National Chair of the New Zealand Institute of International Affairs, Dr James Kember, Executive Director Dr Hamish McDougall, members of the Diplomatic Corps, distinguished guests. 

It is a pleasure to speak here today at the New Zealand Institute of International Affairs’ Annual Conference.

The NZIIA contributes to, and facilitates, discussion and debate about New Zealand’s foreign policy, and we thank you for hosting us. 

In May last year, it was the NZIIA that hosted us in Parliament for a speech that addressed the challenges we face in a more fractious world and outlined how the Coalition Government was bringing more energy, more urgency and a sharper focus to our foreign policy.

Just over a year later, we thought we’d reflect on the Government’s Foreign Policy Reset, where progress has been made, and the foreign policy themes we have accentuated in the year since we last spoke to you.

This is also the time for a clear-eyed appraisal of New Zealand’s strategic circumstances, and the sharply deteriorating international outlook, as evidenced by the protracted illegal war in Ukraine and in the catastrophic escalation of the conflict in the Middle East. 

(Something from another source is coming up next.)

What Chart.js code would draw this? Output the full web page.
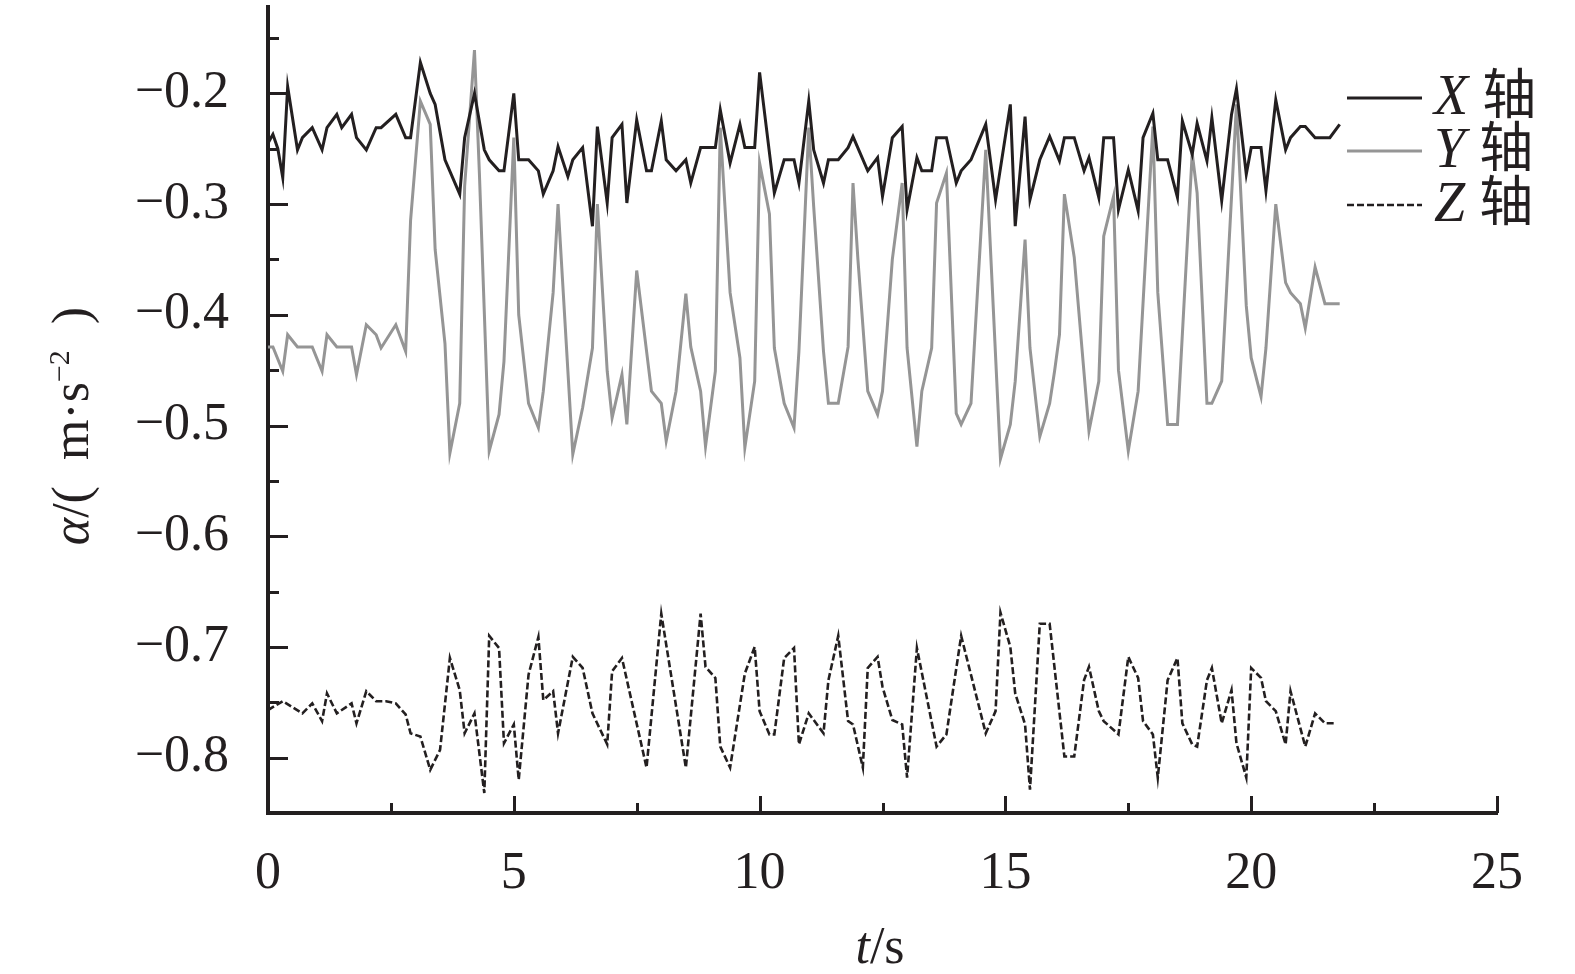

Twenty-five years ago, New Zealand enjoyed a world that was becoming more open, more democratic, and more free. Trade liberalisation was gathering pace. Effective multilateralism helped underpin a liberal- oriented international rules-based system.

Turning to the world of today – and looking out to tomorrow – the changes are stark. Uncertainty is now pervasive across the globe. We face an international operating environment under serious strain, one that poses complex challenges while exposing structural weaknesses in that operating environment.

While geography remains a constant, distance is no buffer. There is no opting out from the geopolitical realities we face. So, this is a timely reminder of what is at stake, and why our foreign policy matters for all New Zealanders. 

Foreign policy can often be perceived as far removed from New Zealanders’ daily lives. But recognising how our foreign and trade policy underpins New Zealanders’ security and prosperity is crucial to the open and mature national conversation we must continue to have in our vibrant democracy.

While operating for the most part quietly and in the background, our foreign and trade policy helps deliver outcomes that matter for all of us.

From the export dollars our farmers and manufacturers earn in key markets and helping to remove barriers for our exporters.

  • To new international market opportunities being opened for our innovative services firms.
  • To the international rules that provide us with our Exclusive Economic Zone and its resources, preserve Antarctica as a zone of peace and science, and which govern behaviours in outer space and cyber space.
  • To the international security partnerships that enable us to tackle common threats, such as the flow of illegal drugs into our country, or terrorist threats.
  • To the standards that underpin everyday fundamentals we all rely on, whether international air and sea shipping, our telecommunication devices, or biosecurity measures.
  • And to the opportunities for young New Zealanders to travel and work overseas and return with new skills and experiences.

So while foreign and trade policy may seem abstract, how we act in the world matters for New Zealanders every day.

This fundamental link between how we advance our interests abroad, and our security and prosperity at home, is why the Coalition Government prioritises foreign policy as a crucial instrument to achieve both. That, after all, is how we maintain support from the taxpayers who underwrite our efforts.

This demands being present, engaged, and explaining ourselves. There remains no substitute for in-person diplomacy, relationship building, and educating the public about the choices we face. 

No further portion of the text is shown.